Perkins v. Beatles

Webb, Judge.

Peggy Beatles brought suit against Vernon Perkins, d/b/a Main & Lakewood Shell, alleging that plaintiff drove her automobile into defendant’s service station to obtain gasoline and services; that the attendant, after adding a quart of oil to the engine, failed to replace the oil cap; that a short time later the engine began smoking heavily and making various noises, whereupon plaintiff discovered that oil had escaped onto the engine due to failure to cap the oil tank; that plaintiff telephoned defendant’s service station to report the trouble, and after a brief search of the premises the attendant stated that the oil cap had been found; that she returned to the station, secured the cap and more oil and, after adding the oil and replacing the cap, once again started toward her destination; that a short time later plaintiff once again heard loud knocking and other noises and the engine *672stopped; and that the automobile "was towed to D. L. Claborn Buick, where she was informed that due to the loss of engine oil, which occurred as a result of the oil cap being left off by defendant’s attendant, the engine was ruined and would have to be replaced at a cost of $595.27.” Recovery was sought in the amount of $595.27 for replacement of the engine, $42 towing charges, and $350 for loss of use of the automobile.

The trial court, sitting without a jury, entered judgment for plaintiff in the amount of $750 plus court costs, and defendant appeals. Held:

" 'In a case where the owner has undertaken to make proper and necessary repairs, he may, in establishing such damage, include such proper and necessary expenses, provided such items are the direct and proximate result of the [defendanfs negligence], and represent the reasonable value of such necessary material and labor, and provided the aggregate of these amounts, together with hire on the machine while rendered incapable of being used, and the value of any additional permanent impairment, does not exceed the value of the machine before the injury with interest thereon.’ [cits, omitted].” Ray Wright Enterprises v.
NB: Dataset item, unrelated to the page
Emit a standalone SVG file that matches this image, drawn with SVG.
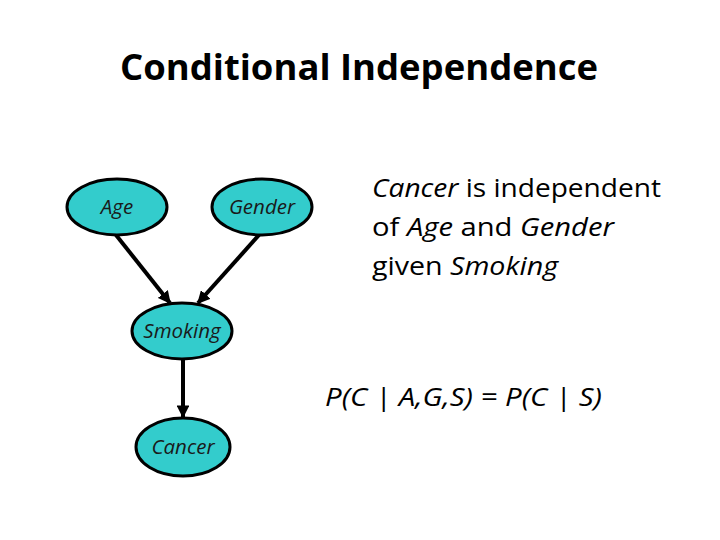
<svg xmlns="http://www.w3.org/2000/svg" width="720" height="540" viewBox="0 0 720 540">
<style>
.node{fill:#33CCCC;stroke:#000;stroke-width:3}
.lbl{font-family:"Open Sans","Liberation Sans",sans-serif;font-style:italic;font-size:20.5px;fill:#1a1a1a;text-anchor:middle}
.edge{stroke:#000;stroke-width:4;fill:none;marker-end:url(#arr)}
.txt{font-family:"Open Sans","Liberation Sans",sans-serif;font-size:25px;fill:#000}
.it{font-style:italic}
</style>
<defs>
<marker id="arr" viewBox="0 0 10 10" refX="9" refY="5" markerWidth="3.2" markerHeight="3.2" orient="auto" markerUnits="strokeWidth">
<path d="M0,0 L10,5 L0,10 z" fill="#000"/>
</marker>
</defs>
<rect width="720" height="540" fill="#fff"/>
<text x="359" y="80" font-family="'Open Sans','Liberation Sans',sans-serif" font-weight="bold" font-size="35" text-anchor="middle" textLength="478" lengthAdjust="spacingAndGlyphs">Conditional Independence</text>
<g id="connectors">
<line class="edge" x1="116" y1="235" x2="170" y2="303"/>
<line class="edge" x1="259" y1="235" x2="198" y2="303"/>
<line class="edge" x1="183" y1="360" x2="183" y2="417"/>
</g>
<g id="age"><ellipse class="node" cx="117" cy="207" rx="50" ry="28"/><text class="lbl" x="117" y="214">Age</text></g>
<g id="gender"><ellipse class="node" cx="262" cy="207" rx="50" ry="28"/><text class="lbl" x="262" y="214">Gender</text></g>
<g id="smoking"><ellipse class="node" cx="182" cy="331" rx="50" ry="28"/><text class="lbl" x="182" y="338">Smoking</text></g>
<g id="cancer"><ellipse class="node" cx="183" cy="447" rx="47" ry="29"/><text class="lbl" x="183" y="454">Cancer</text></g>
<g id="statement">
<text class="txt" x="372" y="197" textLength="289" lengthAdjust="spacingAndGlyphs"><tspan class="it">Cancer</tspan> is independent</text>
<text class="txt" x="372" y="236" textLength="242" lengthAdjust="spacingAndGlyphs">of <tspan class="it">Age</tspan> and <tspan class="it">Gender</tspan></text>
<text class="txt" x="372" y="275" textLength="186" lengthAdjust="spacingAndGlyphs">given <tspan class="it">Smoking</tspan></text>
<text class="txt it" x="325" y="406" textLength="277" lengthAdjust="spacingAndGlyphs">P(C | A,G,S) = P(C | S)</text>
</g>
</svg>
Reaves, 128 Ga. App. 745, 746 (197 SE2d 856). (Emphasis supplied.)

Plaintiff here sought to establish her damages by proving the cost of repairs to the automobile — $595.27 for replacement of the engine — but she failed to submit evidence to support the allegations of the complaint that the engine was ruined as a result of loss of oil. The only evidence in this regard is as follows: "Q. Did you authorize any other repairs to your car other than the repair of the. engine due to the loss of the oil? A. No, huh-uh.” Plaintiff testified that she was "not knowledgeable with respect to automobile mechanics,” and this testimony that she did not authorize any other repairs is not evidence that the replacement of the engine was necessary as a result of the oil loss. There is simply a failure of proof as to the nature and extent of any damage to the automobile and its causal relationship to the oil loss. These are matters for affirmative proof and cannot be established merely by showing that the engine malfunctioned and was subsequently replaced at a stated cost.

Argued October 3, 1974 Decided January 7, 1975. Patrick, Sidener, Bryant & Hamner, Charles F. Reeves, for appellant. John C. Tyler, for appellee.

While defendant made a motion for directed verdict at the trial, there is no enumeration that the court erred in denying it. Consequently a new trial is granted.

Judgment reversed.

Bell, C. J., Pannell, P. J., Quillian, Clark and Marshall, JJ., concur. Deen, P. J., Evans and Stolz, JJ., dissent.